Many commentators like to go into great depth about the trap laid for Jesus in their question. They also usually point to Jesus’s counter-question as a brilliant defense by which He puts them all in their place.

Yet something about it struck me as odd. I began to wonder what we are supposed to learn from this incident that can help us. Are we to learn that Jesus can unequivocally win arguments and devastate the opposition? Is winning the argument His goal?  Does this help us in our conversations about the gospel? 

It seems to me that when faced with a question about His authority, Jesus’s major goal would be persuading someone to recognize His power to redeem. The question in His mind would be, If I tell you, will you acknowledge my authority and allow me to save you? He might want to know if they were asking sincerely or out of bad faith. Because He wants to save everyone, He has to assume sincerity until they prove bad faith. 

He asks a question to learn from them. I see this incident as instance in which Christ demonstrated His meekness and lowliness of heart. He didn’t ask, “Why do you want to know?” He asked whether they thought John’s baptism was from heaven or of men. His question is meant to discern their level of sincerity and belief. He knew their ability to respond positively to a prophet in their day would determine their ability to respond to the Messiah. 

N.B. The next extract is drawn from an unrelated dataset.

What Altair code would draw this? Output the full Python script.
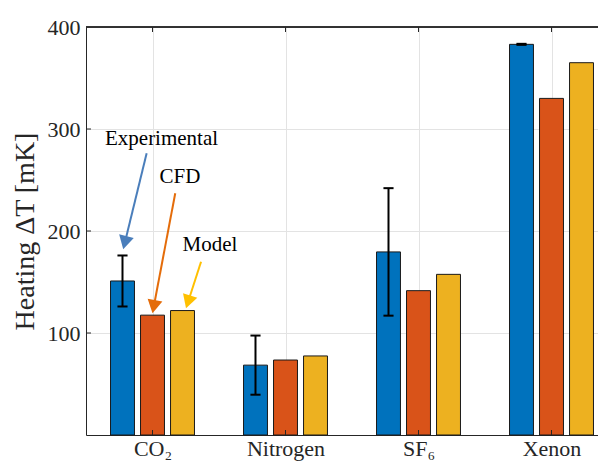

It is interesting that the reasoning of the chief priests, scribes, and elders was captured in the record in verses 31-32. (As an exercise, just try reading the account without that reasoning inserted, and you’ll see how it might have looked to everyone else who wasn’t privy to the motivation coloring the answer of those leaders.)

Their reasoning indicates that they thought His question was a trap. This was pure projection on their part. They thought Jesus was doing to them what they were trying to do to Him. If they had been sincere, they might have seen His question for what it really was. And I hardly think they’d want such a blatantly self-interested politically-obsessed thought process to get about, but someone overheard, and now it is memorialized for all time. 

Since they claimed they couldn’t tell whether John’s baptism was from heaven or men, Jesus knew then that they’d be similarly obtuse in public about Jesus’s authority. He probably said to Himself, I can’t do anything with people who ‘can’t tell,’ when it’s so obvious, so I guess I can’t tell them anything about my authority either because they won’t get it. And He wouldn’t push His authority on them; He wouldn’t want to condemn them so quickly. He’d want to give them more time in hopes that He could save them later.

One thing I learn from this incident is that Jesus chooses whether to answer a question based upon the receptiveness of the hearer. Even though those leaders thought they were saving face by refusing to commit, they actually disqualified themselves from receiving a real answer. Seeming wishy-washy or obtuse marked them as having spiritual problems, even if they concealed for a time that their problem was outright hostility. It is particularly sad that these were chief priests, scribes, and elders, men who should have been most spiritually mature and receptive.

Jesus’s test question is still a good one for today. How we respond to a modern prophet determines how receptive we’d be to Jesus Himself. If we ‘can’t tell’ if a modern prophet is from God, when his goodness has been demonstrated over years, then our ability to receive revelation is diminished. On the positive side, if we respond to the modern prophet and apostles, we will be receptive to revelation and receptive to Jesus Himself.

I also think that Jesus’s willingness to take time and ask questions of the questioner to gauge where they were at is a good pattern to follow in gospel conversations. If people ask us questions about the church or the gospel, maybe it would be wise to first take time to ask them questions about what experiences have brought them to us or what they believe so that we can better meet them where they are spiritually.